Diese Kombination aus technologischer Klarheit, strategischer Plattformdenke und echter Kundenzentrierung war für mich ausschlaggebend. ServiceNow ist für mich nicht nur ein Anbieter von Lösungen – es ist ein Unternehmen, das Plattform als Prinzip versteht und lebt. Und das hat mich überzeugt.
Sie sagen, Business und IT wachsen immer stärker zusammen. Welche konkreten Auswirkungen hat das auf die Organisation von Unternehmen?
Was wir aktuell beobachten, ist ein fundamentaler Wandel in der Zusammenarbeit zwischen IT und Fachbereichen. Früher war das Rollenbild klar verteilt: Das Business definierte Anforderungen, und die IT lieferte die technische Umsetzung. Diese klassische Aufgabenteilung wird heute zunehmend aufgelöst, weil sie den aktuellen Anforderungen an Geschwindigkeit, Agilität und Integration nicht mehr gerecht wird.

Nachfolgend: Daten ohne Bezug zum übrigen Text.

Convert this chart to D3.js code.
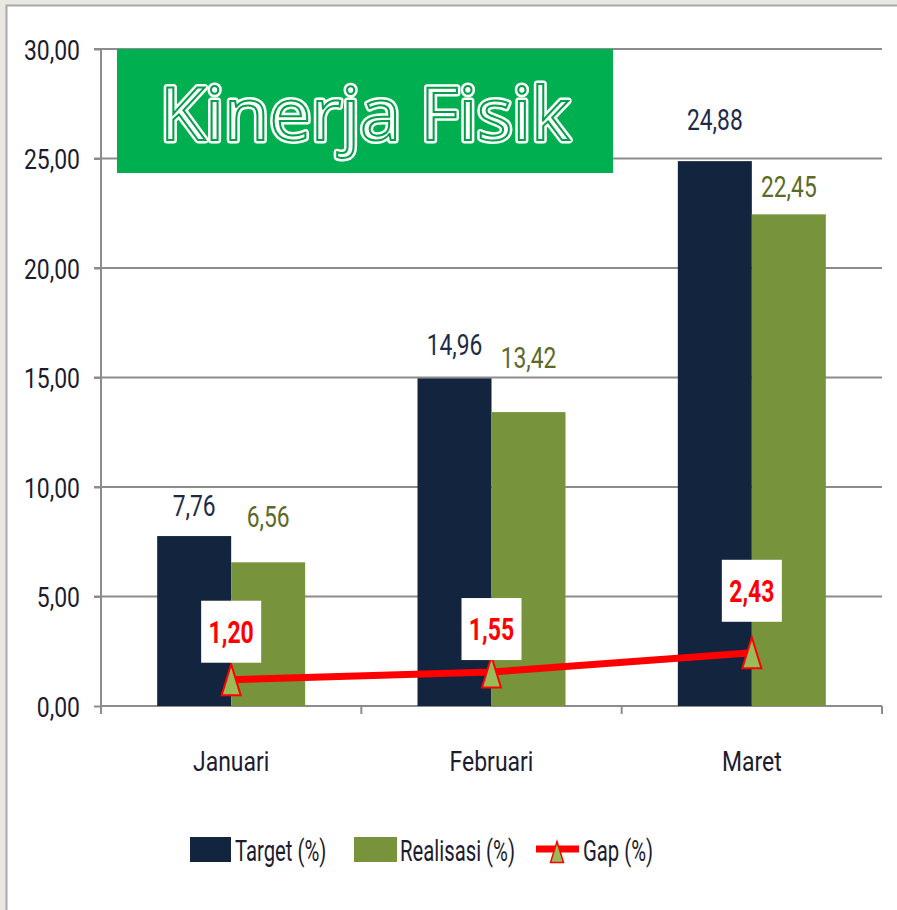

In der Praxis zeigt sich das etwa daran, dass sogenannte Projektteams nicht mehr nur temporäre Zusammenschlüsse für ein bestimmtes Vorhaben sind. Vielmehr entstehen feste, interdisziplinäre Core-Teams, die dauerhaft in Digitalisierungsprojekten mitarbeiten. Diese Teams setzen sich aus Fachexperten, IT-Spezialisten und häufig auch aus externen Partnern zusammen – sie arbeiten auf Augenhöhe, mit gemeinsamen Zielen und in einer geteilten Verantwortung für das Ergebnis.
Das führt zu völlig neuen organisatorischen Modellen: Hierarchien werden flacher, Zuständigkeiten flexibler, und die Innovationsfähigkeit steigt deutlich, weil Entscheidungen schneller getroffen und direkt im Team umgesetzt werden können.
Langfristig bedeutet das auch, dass sich klassische Organisationsgrenzen weiter auflösen werden. Die Zukunft liegt in agilen, vernetzten Strukturen, in denen digitale Kompetenz zur Grundvoraussetzung auf allen Ebenen wird – nicht nur in der IT. Welche Formen genau daraus entstehen, lässt sich heute nur bedingt vorhersagen. Aber dass sich etwas Grundlegendes verändert, ist schon jetzt klar spürbar.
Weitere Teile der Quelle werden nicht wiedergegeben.